**DATA EXCERPT:**
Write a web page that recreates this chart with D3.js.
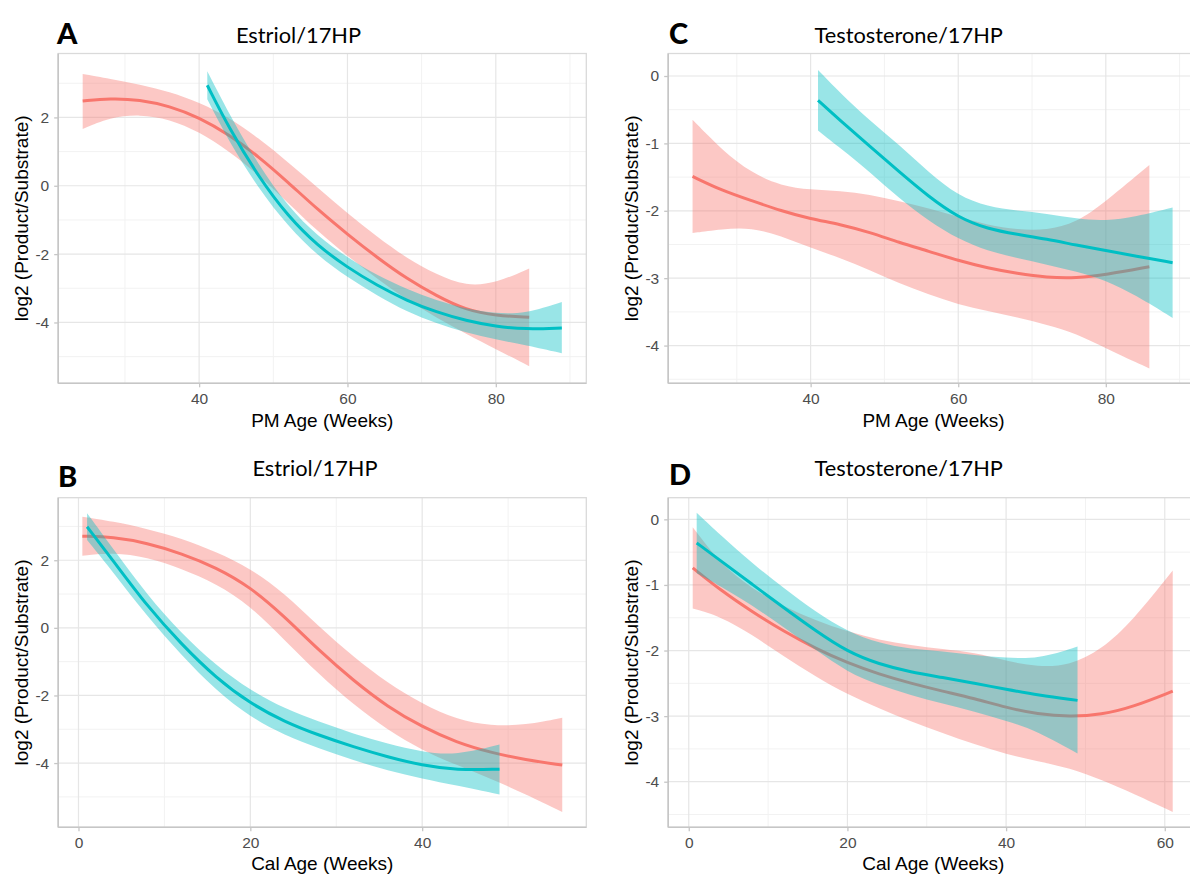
<!DOCTYPE html>
<html>
<head>
<meta charset="utf-8">
<script src="https://cdn.jsdelivr.net/npm/d3@7"></script>
<style>
	body { margin: 0; background: #ffffff; }
	svg { display: block; }
</style>
</head>
<body>
<div id="chart"></div>
<script>

// ---- panel A : Estriol/17HP vs PM age
const aRedX  = [24.3, 28, 32, 36, 40, 44, 48, 52, 56, 60, 64, 68, 72, 76, 80, 84.5];
const aRedY  = [2.48, 2.56, 2.52, 2.33, 2.0, 1.5, 0.86, 0.1, -0.7, -1.42, -2.1, -2.72, -3.22, -3.64, -3.8, -3.85];
const aRedHi = [3.27, 3.13, 2.96, 2.75, 2.44, 2.0, 1.4, 0.69, -0.06, -0.8, -1.5, -2.12, -2.6, -2.94, -2.85, -2.42];
const aRedLo = [1.66, 2.0, 2.09, 1.95, 1.58, 1.02, 0.32, -0.5, -1.34, -2.06, -2.72, -3.34, -3.86, -4.34, -4.78, -5.28];

const aTealX  = [41.1, 44, 48, 52, 56, 60, 64, 68, 72, 76, 80, 84, 88.9];
const aTealY  = [2.94, 1.7, 0.26, -0.9, -1.76, -2.39, -2.92, -3.36, -3.7, -3.95, -4.12, -4.2, -4.16];
const aTealHi = [3.35, 2.12, 0.6, -0.61, -1.48, -2.1, -2.63, -3.02, -3.36, -3.6, -3.74, -3.74, -3.4];
const aTealLo = [2.53, 1.3, -0.08, -1.19, -2.05, -2.68, -3.21, -3.69, -4.03, -4.3, -4.5, -4.66, -4.9];

// ---- panel B : Estriol/17HP vs Cal age
const bRedX  = [0.45, 4, 8, 12, 16, 20, 24, 28, 32, 36, 40, 44, 48, 52, 56.3];
const bRedY  = [2.71, 2.69, 2.51, 2.2, 1.79, 1.21, 0.33, -0.67, -1.56, -2.34, -2.93, -3.39, -3.69, -3.9, -4.06];
const bRedHi = [3.29, 3.15, 2.93, 2.65, 2.25, 1.76, 1.02, 0.03, -0.86, -1.64, -2.24, -2.72, -2.9, -2.88, -2.66];
const bRedLo = [2.13, 2.23, 2.09, 1.75, 1.31, 0.66, -0.37, -1.38, -2.27, -3.03, -3.62, -4.06, -4.46, -4.92, -5.45];

const bTealX  = [1, 4, 8, 12, 16, 20, 24, 28, 32, 36, 40, 44, 49];
const bTealY  = [2.99, 2.0, 0.64, -0.49, -1.48, -2.24, -2.78, -3.18, -3.52, -3.82, -4.07, -4.21, -4.18];
const bTealHi = [3.39, 2.35, 0.97, -0.17, -1.11, -1.85, -2.39, -2.78, -3.13, -3.43, -3.67, -3.77, -3.45];
const bTealLo = [2.6, 1.66, 0.33, -0.81, -1.85, -2.64, -3.18, -3.57, -3.92, -4.22, -4.46, -4.66, -4.93];

// ---- panel C : Testosterone/17HP vs PM age
const cRedX  = [24, 28, 32, 36, 40, 44, 48, 52, 56, 60, 64, 68, 72, 76, 80, 85.9];
const cRedY  = [-1.49, -1.7, -1.85, -2.0, -2.12, -2.2, -2.32, -2.47, -2.6, -2.74, -2.85, -2.93, -2.99, -3.0, -2.95, -2.83];
const cRedHi = [-0.65, -1.1, -1.44, -1.63, -1.69, -1.7, -1.76, -1.86, -1.96, -2.09, -2.21, -2.28, -2.29, -2.18, -1.86, -1.32];
const cRedLo = [-2.33, -2.27, -2.25, -2.37, -2.55, -2.7, -2.88, -3.08, -3.24, -3.39, -3.49, -3.58, -3.69, -3.82, -4.04, -4.34];

const cTealX  = [41, 44, 48, 52, 56, 60, 64, 68, 72, 76, 80, 84, 89.05];
const cTealY  = [-0.36, -0.66, -1.04, -1.42, -1.79, -2.1, -2.27, -2.35, -2.42, -2.51, -2.59, -2.67, -2.77];
const cTealHi = [0.09, -0.25, -0.66, -1.02, -1.43, -1.78, -1.94, -2.0, -2.04, -2.12, -2.15, -2.09, -1.95];
const cTealLo = [-0.81, -1.07, -1.42, -1.82, -2.15, -2.42, -2.6, -2.7, -2.8, -2.9, -3.03, -3.25, -3.59];

// ---- panel D : Testosterone/17HP vs Cal age
const dRedX  = [0.5, 4, 8, 12, 16, 20, 24, 28, 32, 36, 40, 44, 48, 52, 56, 61];
const dRedY  = [-0.74, -1.08, -1.41, -1.71, -1.97, -2.19, -2.36, -2.5, -2.62, -2.73, -2.87, -2.97, -3.01, -2.98, -2.86, -2.62];
const dRedHi = [-0.12, -0.68, -1.06, -1.33, -1.54, -1.71, -1.84, -1.92, -1.98, -2.03, -2.16, -2.25, -2.23, -1.99, -1.54, -0.78];
const dRedLo = [-1.36, -1.48, -1.76, -2.09, -2.4, -2.67, -2.88, -3.08, -3.26, -3.43, -3.58, -3.69, -3.79, -3.97, -4.18, -4.46];

const dTealX  = [1, 4, 8, 12, 16, 20, 24, 28, 32, 36, 40, 44, 49];
const dTealY  = [-0.36, -0.63, -0.99, -1.35, -1.7, -2.02, -2.21, -2.33, -2.41, -2.5, -2.59, -2.68, -2.76];
const dTealHi = [0.1, -0.24, -0.67, -1.05, -1.41, -1.71, -1.89, -1.98, -2.01, -2.07, -2.11, -2.13, -1.94];
const dTealLo = [-0.82, -1.02, -1.31, -1.65, -1.99, -2.33, -2.53, -2.68, -2.81, -2.93, -3.07, -3.23, -3.57];

// ---- labels, ticks, axis limits
const letters  = ['A', 'B', 'C', 'D'];
const titles   = ['Estriol/17HP', 'Estriol/17HP', 'Testosterone/17HP', 'Testosterone/17HP'];
const xLabels  = ['PM Age (Weeks)', 'Cal Age (Weeks)', 'PM Age (Weeks)', 'Cal Age (Weeks)'];
const yLabel   = 'log2 (Product/Substrate)';

const xTicksA = [40, 60, 80];
const xTicksB = [0, 20, 40];
const xTicksC = [40, 60, 80];
const xTicksD = [0, 20, 40, 60];
const yTicksA = [2, 0, -2, -4];
const yTicksB = [2, 0, -2, -4];
const yTicksC = [0, -1, -2, -3, -4];
const yTicksD = [0, -1, -2, -3, -4];

const xLimA = [21.0, 92.2];
const xLimB = [-2.36, 59.1];
const xLimC = [20.7, 92.6];
const xLimD = [-2.59, 64.25];
const yLimA = [-5.78, 3.87];
const yLimB = [-5.9, 3.85];
const yLimC = [-4.56, 0.334];
const yLimD = [-4.695, 0.33];

const RED = '#F8766D';
const TEAL = '#00BFC4';

function series(x, y, lo, hi, color)
{
	return { color: color, rows: x.map((d, i) => ({ x: d, y: y[i], lo: lo[i], hi: hi[i] })) };
}

// pixel boxes of the four panels (left, top, right, bottom) and where their texts sit
const panels = [
	{ box: [58.2, 53.5, 586.3, 383.3], titleX: 298.5, titleY: 43, letterX: 57, letterY: 44, yLabX: 28,
		xTicks: xTicksA, yTicks: yTicksA, xLim: xLimA, yLim: yLimA,
		data: [series(aRedX, aRedY, aRedLo, aRedHi, RED), series(aTealX, aTealY, aTealLo, aTealHi, TEAL)] },
	{ box: [58.2, 497.7, 586.3, 827.3], titleX: 315, titleY: 476, letterX: 58, letterY: 487, yLabX: 28,
		xTicks: xTicksB, yTicks: yTicksB, xLim: xLimB, yLim: yLimB,
		data: [series(bRedX, bRedY, bRedLo, bRedHi, RED), series(bTealX, bTealY, bTealLo, bTealHi, TEAL)] },
	{ box: [668.2, 53.5, 1198.8, 383.3], titleX: 908.7, titleY: 43, letterX: 669, letterY: 44, yLabX: 638,
		xTicks: xTicksC, yTicks: yTicksC, xLim: xLimC, yLim: yLimC,
		data: [series(cRedX, cRedY, cRedLo, cRedHi, RED), series(cTealX, cTealY, cTealLo, cTealHi, TEAL)] },
	{ box: [668.2, 497.7, 1198.5, 827.3], titleX: 908.7, titleY: 476, letterX: 669, letterY: 485, yLabX: 638,
		xTicks: xTicksD, yTicks: yTicksD, xLim: xLimD, yLim: yLimD,
		data: [series(dRedX, dRedY, dRedLo, dRedHi, RED), series(dTealX, dTealY, dTealLo, dTealHi, TEAL)] }
];

const svg = d3.select('#chart').append('svg')
	.attr('width', 1190)
	.attr('height', 878);

// midpoints between major breaks, the way ggplot places its minor grid
function minorBreaks(ticks, lim)
{
	let t = ticks.slice().sort((a, b) => a - b);
	let step = t[1] - t[0];
	let out = [];
	for(let v = t[0] - step / 2; v <= t[t.length - 1] + step; v += step)
	{
		if(v >= lim[0] && v <= lim[1])
			out.push(v);
	}
	return out;
}

panels.forEach((p, k) => {
	let [x0, y0, x1, y1] = p.box;

	let x = d3.scaleLinear().domain(p.xLim).range([x0, x1]);
	let y = d3.scaleLinear().domain(p.yLim).range([y1, y0]);

	let g = svg.append('g');

	g.append('clipPath')
		.attr('id', 'clip' + k)
		.append('rect')
		.attr('x', x0)
		.attr('y', y0)
		.attr('width', x1 - x0)
		.attr('height', y1 - y0);

	// minor grid
	g.selectAll('.vminor')
		.data(minorBreaks(p.xTicks, p.xLim))
		.enter()
		.append('line')
		.attr('x1', d => x(d)).attr('x2', d => x(d))
		.attr('y1', y0).attr('y2', y1)
		.attr('stroke', '#f2f2f2')
		.attr('stroke-width', 1);

	g.selectAll('.hminor')
		.data(minorBreaks(p.yTicks, p.yLim))
		.enter()
		.append('line')
		.attr('x1', x0).attr('x2', x1)
		.attr('y1', d => y(d)).attr('y2', d => y(d))
		.attr('stroke', '#f2f2f2')
		.attr('stroke-width', 1);

	// major grid
	g.selectAll('.vmajor')
		.data(p.xTicks)
		.enter()
		.append('line')
		.attr('x1', d => x(d)).attr('x2', d => x(d))
		.attr('y1', y0).attr('y2', y1)
		.attr('stroke', '#e6e6e6')
		.attr('stroke-width', 1.2);

	g.selectAll('.hmajor')
		.data(p.yTicks)
		.enter()
		.append('line')
		.attr('x1', x0).attr('x2', x1)
		.attr('y1', d => y(d)).attr('y2', d => y(d))
		.attr('stroke', '#e6e6e6')
		.attr('stroke-width', 1.2);

	let plot = g.append('g')
		.attr('clip-path', 'url(#clip' + k + ')');

	let area = d3.area()
		.curve(d3.curveBasis)
		.x(d => x(d.x))
		.y0(d => y(d.lo))
		.y1(d => y(d.hi));

	let line = d3.line()
		.curve(d3.curveBasis)
		.x(d => x(d.x))
		.y(d => y(d.y));

	// ribbon then line for each group, same order as geom_smooth
	p.data.forEach(s => {
		plot.append('path')
			.attr('d', area(s.rows))
			.attr('fill', s.color)
			.attr('fill-opacity', 0.4);

		plot.append('path')
			.attr('d', line(s.rows))
			.attr('fill', 'none')
			.attr('stroke', s.color)
			.attr('stroke-width', 3);
	});

	// panel border and axis lines
	g.append('rect')
		.attr('x', x0)
		.attr('y', y0)
		.attr('width', x1 - x0)
		.attr('height', y1 - y0)
		.attr('fill', 'none')
		.attr('stroke', '#dadada')
		.attr('stroke-width', 1.3);

	g.append('line')
		.attr('x1', x0).attr('x2', x0)
		.attr('y1', y0).attr('y2', y1)
		.attr('stroke', '#c6c6c6')
		.attr('stroke-width', 1.6);

	g.append('line')
		.attr('x1', x0).attr('x2', x1)
		.attr('y1', y1).attr('y2', y1)
		.attr('stroke', '#c6c6c6')
		.attr('stroke-width', 1.6);

	// axes
	let xAxis = d3.axisBottom(x)
		.tickValues(p.xTicks)
		.tickSize(4)
		.tickPadding(6)
		.tickFormat(d3.format('d'));

	let yAxis = d3.axisLeft(y)
		.tickValues(p.yTicks)
		.tickSize(4)
		.tickPadding(5)
		.tickFormat(d => d < 0 ? '-' + Math.abs(d) : d);

	let gx = g.append('g')
		.attr('transform', `translate(0, ${y1})`)
		.call(xAxis);

	let gy = g.append('g')
		.attr('transform', `translate(${x0}, 0)`)
		.call(yAxis);

	[gx, gy].forEach(a => {
		a.select('.domain').remove();
		a.selectAll('line')
			.attr('stroke', '#c6c6c6')
			.attr('stroke-width', 1.3);
		a.selectAll('text')
			.attr('fill', '#4d4d4d')
			.style('font-family', '"Liberation Sans", Arial, sans-serif')
			.style('font-size', '15.5px');
	});

	// texts
	g.append('text')
		.attr('x', p.letterX)
		.attr('y', p.letterY)
		.style('font-family', 'Lato, "Open Sans", sans-serif')
		.style('font-weight', 900)
		.style('font-size', '29px')
		.attr('fill', '#000000')
		.text(letters[k]);

	g.append('text')
		.attr('x', p.titleX)
		.attr('y', p.titleY)
		.attr('text-anchor', 'middle')
		.style('font-family', 'Lato, "Open Sans", sans-serif')
		.style('font-size', '21.8px')
		.attr('fill', '#000000')
		.text(titles[k]);

	g.append('text')
		.attr('x', (x0 + x1) / 2)
		.attr('y', k % 2 == 0 ? 426.5 : 870)
		.attr('text-anchor', 'middle')
		.style('font-family', '"Liberation Sans", Arial, sans-serif')
		.style('font-size', '19px')
		.attr('fill', '#000000')
		.text(xLabels[k]);

	g.append('text')
		.attr('transform', `translate(${p.yLabX}, ${(y0 + y1) / 2}) rotate(-90)`)
		.attr('text-anchor', 'middle')
		.style('font-family', '"Liberation Sans", Arial, sans-serif')
		.style('font-size', '19px')
		.attr('fill', '#000000')
		.text(yLabel);
});

</script>
</body>
</html>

**PROBLEM REQUIREMENTS:**
From the first line of the material down to the line containing "-4.46, -4.66, -4.93];", inclusive, return each line exactly, skipping any picture.

**TASK RESPONSE:**
Write a web page that recreates this chart with D3.js.
<!DOCTYPE html>
<html>
<head>
<meta charset="utf-8">
<script src="https://cdn.jsdelivr.net/npm/d3@7"></script>
<style>
	body { margin: 0; background: #ffffff; }
	svg { display: block; }
</style>
</head>
<body>
<div id="chart"></div>
<script>

// ---- panel A : Estriol/17HP vs PM age
const aRedX  = [24.3, 28, 32, 36, 40, 44, 48, 52, 56, 60, 64, 68, 72, 76, 80, 84.5];
const aRedY  = [2.48, 2.56, 2.52, 2.33, 2.0, 1.5, 0.86, 0.1, -0.7, -1.42, -2.1, -2.72, -3.22, -3.64, -3.8, -3.85];
const aRedHi = [3.27, 3.13, 2.96, 2.75, 2.44, 2.0, 1.4, 0.69, -0.06, -0.8, -1.5, -2.12, -2.6, -2.94, -2.85, -2.42];
const aRedLo = [1.66, 2.0, 2.09, 1.95, 1.58, 1.02, 0.32, -0.5, -1.34, -2.06, -2.72, -3.34, -3.86, -4.34, -4.78, -5.28];

const aTealX  = [41.1, 44, 48, 52, 56, 60, 64, 68, 72, 76, 80, 84, 88.9];
const aTealY  = [2.94, 1.7, 0.26, -0.9, -1.76, -2.39, -2.92, -3.36, -3.7, -3.95, -4.12, -4.2, -4.16];
const aTealHi = [3.35, 2.12, 0.6, -0.61, -1.48, -2.1, -2.63, -3.02, -3.36, -3.6, -3.74, -3.74, -3.4];
const aTealLo = [2.53, 1.3, -0.08, -1.19, -2.05, -2.68, -3.21, -3.69, -4.03, -4.3, -4.5, -4.66, -4.9];

// ---- panel B : Estriol/17HP vs Cal age
const bRedX  = [0.45, 4, 8, 12, 16, 20, 24, 28, 32, 36, 40, 44, 48, 52, 56.3];
const bRedY  = [2.71, 2.69, 2.51, 2.2, 1.79, 1.21, 0.33, -0.67, -1.56, -2.34, -2.93, -3.39, -3.69, -3.9, -4.06];
const bRedHi = [3.29, 3.15, 2.93, 2.65, 2.25, 1.76, 1.02, 0.03, -0.86, -1.64, -2.24, -2.72, -2.9, -2.88, -2.66];
const bRedLo = [2.13, 2.23, 2.09, 1.75, 1.31, 0.66, -0.37, -1.38, -2.27, -3.03, -3.62, -4.06, -4.46, -4.92, -5.45];

const bTealX  = [1, 4, 8, 12, 16, 20, 24, 28, 32, 36, 40, 44, 49];
const bTealY  = [2.99, 2.0, 0.64, -0.49, -1.48, -2.24, -2.78, -3.18, -3.52, -3.82, -4.07, -4.21, -4.18];
const bTealHi = [3.39, 2.35, 0.97, -0.17, -1.11, -1.85, -2.39, -2.78, -3.13, -3.43, -3.67, -3.77, -3.45];
const bTealLo = [2.6, 1.66, 0.33, -0.81, -1.85, -2.64, -3.18, -3.57, -3.92, -4.22, -4.46, -4.66, -4.93];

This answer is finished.